Broadly, regulatory competitiveness in the case of navigation services can be infused in three different ways: liability for navigational errors; open innovation possibilities using the navigation platform; and safeguards that enhance reliability and trust in the navigational system. These merit separate consideration.
On the liability front, the navigation service can be made liable both contractually and under tort law. Because GPS was built on open access to all, with no differential services except for military and civilian purposes, no specific contracts were executed. NAVIC should go for a more differential access model with customized contracts for higher precision services, and consider assumption of contractual liability for navigational errors. This will provide indemnity options to consumer-facing app developers who are willing to pay for better navigation.
Coming to tortious liability, the US has waived liability for claims arising out of civilian use of the navigation system through its Foreign Claims Act and the Federal Torts Claims Act.
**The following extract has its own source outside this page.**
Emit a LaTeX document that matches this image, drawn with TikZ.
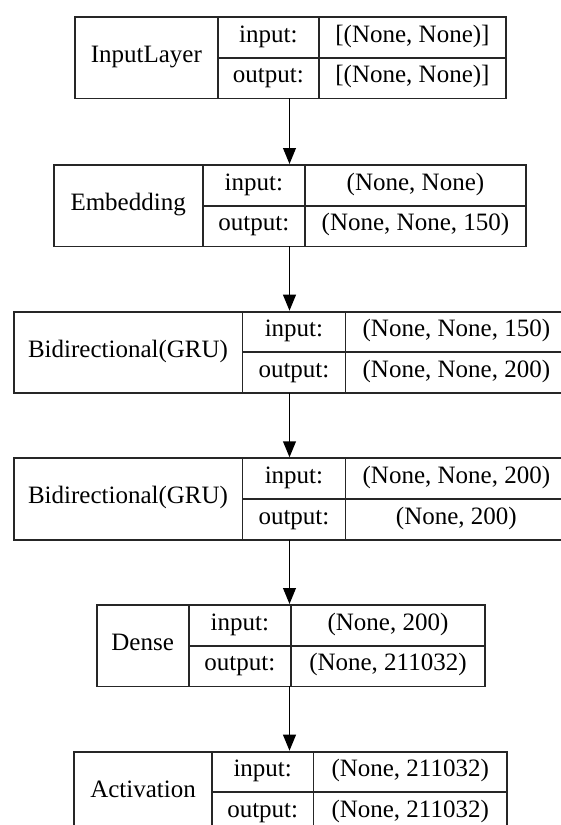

Thanks to the former enactment, the substantial use of GPS by foreign entities comes at no cost in terms of liability to the US government. The latter Act makes the government immune from liability for any injury, loss of property or life caused by the negligence of government employees when acting within the scope of their employment. System failures and non-intentional action are exempt from liability because this Act expects tortious claims to be directed against specific individual action, and only against acts of negligence.
The Indian government should, in contrast, consider the option of actively assuming liability for NAVIC’s navigational errors. Counter-intuitive as this may sound, voluntary assumption of liability can both signal confidence in the system as well as offer a competitive advantage for the adoption of NAVIC over GPS. When doing so, it has to consider whether such liability should extend to foreign users, whether the liability must be absolute or fault-based, and the error parameters for which it will assume such liability.
India should exploit its control over the degree of access offered by NAVIC to regulate rather than restrict the creation of maps, and thus gain competitive advantage over NAVIC’s open innovation possibilities. This service offers, to a considerable extent, a technological fix for a problem India has been grappling with for long—restricting access to sensitive locations. India’s proposed solution, the Geospatial Bill, is a highly restrictive one, built on an unworkable licence permit mechanism. This bill overtly restricts the real-time updating and modification of maps that technology currently enables. Instead, India should consider permitting NAVIC users to create customized maps that improvise the NAVIC map data for their specific needs, without any separate licences for this purpose. This preferential open innovation model can spur NAVIC’s adoption and secure Indian interests in terms of limited access to sensitive locations.
Finally, navigation systems come with their own vulnerabilities, particularly because of potential jamming of signals. Because NAVIC is new, India may have a higher shot at success in effectively policing the manufacture and sale of jamming devices and penalizing those who do so without valid authorization. In addition, the government can also potentially enhance NAVIC adoption by introducing a strong data protection regime made applicable statutorily or even contractually to developers who gain customer location data through NAVIC. These measures increase its reliability and build trust, both of which are factors integral to the widespread adoption of any technological solution.